Hello I have the below SQL query that is taking on average 40 minutes to run, one of the tables that it references has over 7 million records in it.
I have ran this through the database tuning advisor and applied all recommendations, also I have assesed it within the activity monitor in sql and no further indexes etc have been recommended.
Any suggestions would be great, thanks in advance
WITH CTE AS
(
SELECT r.Id AS ResultId,
r.JobId,
r.CandidateId,
r.Email,
CAST(0 AS BIT) AS EmailSent,
NULL AS EmailSentDate,
'PICKUP' AS EmailStatus,
GETDATE() AS CreateDate,
C.Id AS UserId,
C.Email AS UserEmail,
NULL AS Subject
FROM Result R
INNER JOIN Job J ON R.JobId = J.Id
INNER JOIN User C ON J.UserId = C.Id
WHERE
ISNULL(J.Approved, CAST(0 AS BIT)) = CAST(1 AS BIT)

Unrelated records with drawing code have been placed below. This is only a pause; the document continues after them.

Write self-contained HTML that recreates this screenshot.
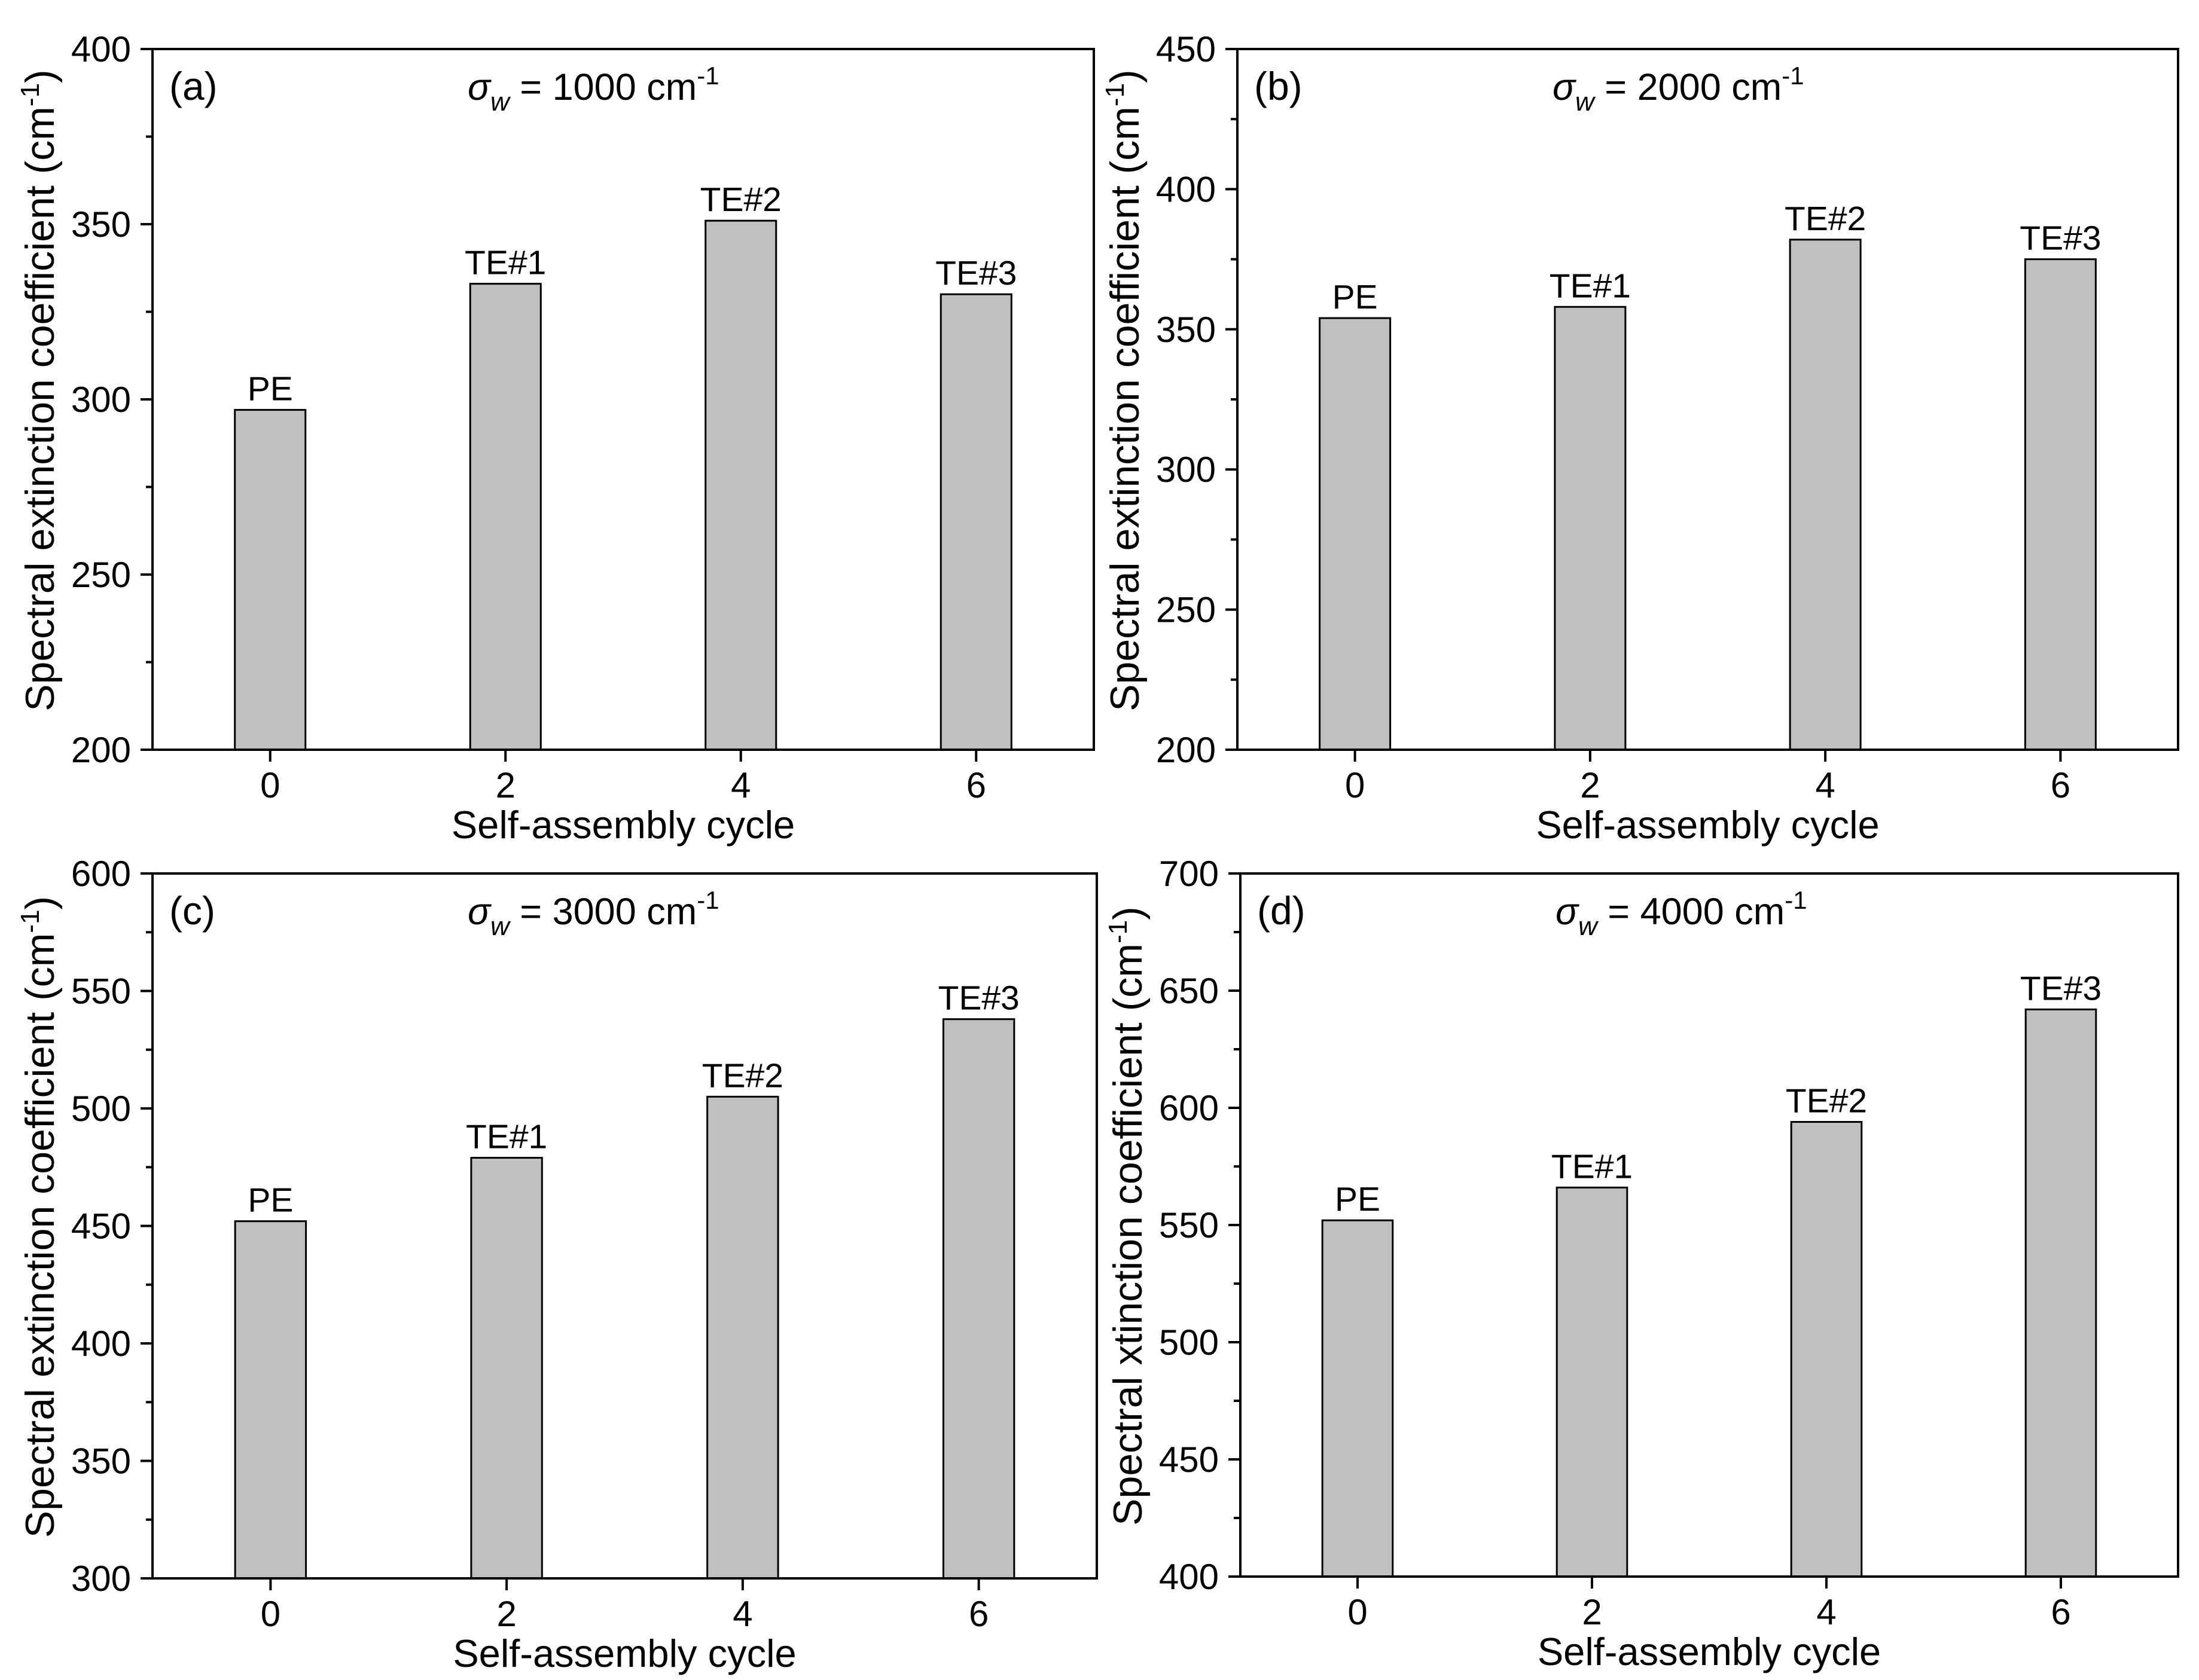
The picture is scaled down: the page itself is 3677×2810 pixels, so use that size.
<!DOCTYPE html>
<html><head><meta charset="utf-8"><style>
html,body{margin:0;padding:0;background:#fff;}
svg{display:block;font-family:"Liberation Sans Narrow","Liberation Sans",sans-serif;}
</style></head><body>
<svg id="fig" width="3677" height="2810" viewBox="0 0 3677 2810" xmlns="http://www.w3.org/2000/svg"></svg>
<script>
const categories = [0, 2, 4, 6];
const barLabels = ["PE", "TE#1", "TE#2", "TE#3"];
const valuesA = [297, 333, 351, 330];
const valuesB = [354, 358, 382, 375];
const valuesC = [452, 479, 505, 538];
const valuesD = [552, 566, 594, 642];
const yTicksA = [200, 250, 300, 350, 400];
const yTicksB = [200, 250, 300, 350, 400, 450];
const yTicksC = [300, 350, 400, 450, 500, 550, 600];
const yTicksD = [400, 450, 500, 550, 600, 650, 700];
const xTicks = [0, 2, 4, 6];
const panelLetters = ["(a)", "(b)", "(c)", "(d)"];
const sigmaValues = ["1000", "2000", "3000", "4000"];
const yTitles = ["Spectral extinction coefficient (cm", "Spectral extinction coefficient (cm", "Spectral extinction coefficient (cm", "Spectral xtinction coefficient (cm"];

const NS = "http://www.w3.org/2000/svg";
const svg = document.getElementById('fig');
function mk(tag, attrs, parent, text) {
  const e = document.createElementNS(NS, tag);
  for (const k in attrs) e.setAttribute(k, attrs[k]);
  if (text !== undefined) e.textContent = text;
  (parent || svg).appendChild(e);
  return e;
}
const panels = [
  {L:255,R:1829,T:82,B:1254,vals:valuesA,ticks:yTicksA},
  {L:2069,R:3642,T:82,B:1254,vals:valuesB,ticks:yTicksB},
  {L:255,R:1834,T:1461,B:2640,vals:valuesC,ticks:yTicksC},
  {L:2074,R:3642,T:1461,B:2637,vals:valuesD,ticks:yTicksD}
];
panels.forEach((p, i) => {
  const g = mk('g', {});
  
  
  const ymin = p.ticks[0], ymax = p.ticks[p.ticks.length - 1];
  const xs = v => p.L + (v + 1) / 8 * (p.R - p.L);
  const ys = v => p.B - (v - ymin) / (ymax - ymin) * (p.B - p.T);
  const bw = 0.6 / 8 * (p.R - p.L);
  p.vals.forEach((v, j) => {
    const b = mk('rect', {x: xs(categories[j]) - bw / 2, y: ys(v), width: bw, height: p.B - ys(v), fill: '#c0c0c0', stroke: '#000', 'stroke-width': 3}, g);
    
    
    const t = mk('text', {x: xs(categories[j]), y: ys(v) - 16, 'text-anchor': 'middle', 'font-size': 57}, g, barLabels[j]);
    
    
  });
  const frame = mk('rect', {x: p.L, y: p.T, width: p.R - p.L, height: p.B - p.T, fill: 'none', stroke: '#000', 'stroke-width': 4}, g);
  
  
  p.ticks.forEach((v, k) => {
    mk('line', {x1: p.L - 20, x2: p.L, y1: ys(v), y2: ys(v), stroke: '#000', 'stroke-width': 4}, g);
    if (k < p.ticks.length - 1) {
      const mv = (v + p.ticks[k + 1]) / 2;
      mk('line', {x1: p.L - 11, x2: p.L, y1: ys(mv), y2: ys(mv), stroke: '#000', 'stroke-width': 4}, g);
    }
    const t = mk('text', {x: p.L - 36, y: ys(v) + 21, 'text-anchor': 'end', 'font-size': 60}, g, String(v));
    
    
  });
  xTicks.forEach(v => {
    mk('line', {x1: xs(v), x2: xs(v), y1: p.B, y2: p.B + 20, stroke: '#000', 'stroke-width': 4}, g);
    const t = mk('text', {x: xs(v), y: p.B + 80, 'text-anchor': 'middle', 'font-size': 60}, g, String(v));
    
    
  });
  const xt = mk('text', {x: (p.L + p.R) / 2, y: p.B + 148, 'text-anchor': 'middle', 'font-size': 65}, g, 'Self-assembly cycle');
  
  
  const cy = (p.T + p.B) / 2 - 15, cx = p.L - 165;
  const yt = mk('text', {x: cx, y: cy, 'text-anchor': 'middle', 'font-size': 68, transform: `rotate(-90 ${cx} ${cy})`}, g);
  
  
  mk('tspan', {}, yt, yTitles[i]);
  mk('tspan', {dy: -25, 'font-size': 44}, yt, '-1');
  mk('tspan', {dy: 25}, yt, ')');
  const pl = mk('text', {x: p.L + 28, y: p.T + 85, 'font-size': 66}, g, panelLetters[i]);
  
  
  const st = mk('text', {x: p.L + 527, y: p.T + 85, 'font-size': 63}, g);
  
  
  mk('tspan', {'font-style': 'italic'}, st, 'σ');
  mk('tspan', {dy: 18, 'font-size': 44, 'font-style': 'italic'}, st, 'w');
  mk('tspan', {dy: -18}, st, ' = ' + sigmaValues[i] + ' cm');
  mk('tspan', {dy: -26, 'font-size': 42}, st, '-1');
});
</script>
</body></html>
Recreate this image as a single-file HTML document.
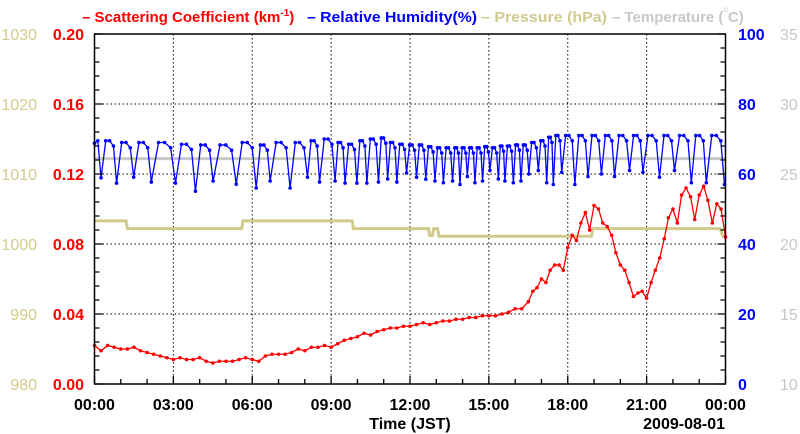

AND ISNULL(J.Closed, CAST(0 AS BIT)) = CAST(0 AS BIT)
AND ISNULL(R.Email,'') <> '' -- has an email address
AND ISNULL(R.EmailSent, CAST(0 AS BIT)) = CAST(0 AS BIT) -- email has not been sent
AND R.EmailSentDate IS NULL -- email has not been sent
AND ISNULL(R.EmailStatus,'') = '' -- email has not been sent
AND ISNULL(R.IsEmailSubscribe, 'True') <> 'False' -- not unsubscribed
-- not already been emailed for this job
AND NOT EXISTS (
SELECT SMTP.Email
FROM SMTP_Production SMTP
WHERE SMTP.JobId = R.JobId AND SMTP.CandidateId = R.CandidateId
)
-- not unsubscribed
AND NOT EXISTS (
SELECT u.Id FROM Unsubscribe u
WHERE ISNULL(u.EmailAddress, '') = ISNULL(R.Email, '')
)
AND NOT EXISTS (
SELECT SMTP.Id FROM SMTP_Production SMTP
WHERE SMTP.EmailStatus = 'PICKUP' AND SMTP.CandidateId = R.CandidateId
)
AND C.Id NOT IN (
-- list of ids
)
AND J.Id NOT IN (
-- list of ids
)
AND J.ClientId NOT IN
(
-- list of ids
)
)
INSERT INTO smtp_production (ResultId, JobId, CandidateId, Email, EmailSent, EmailSentDate, EmailStatus, CreateDate, ConsultantId, ConsultantEmail, Subject)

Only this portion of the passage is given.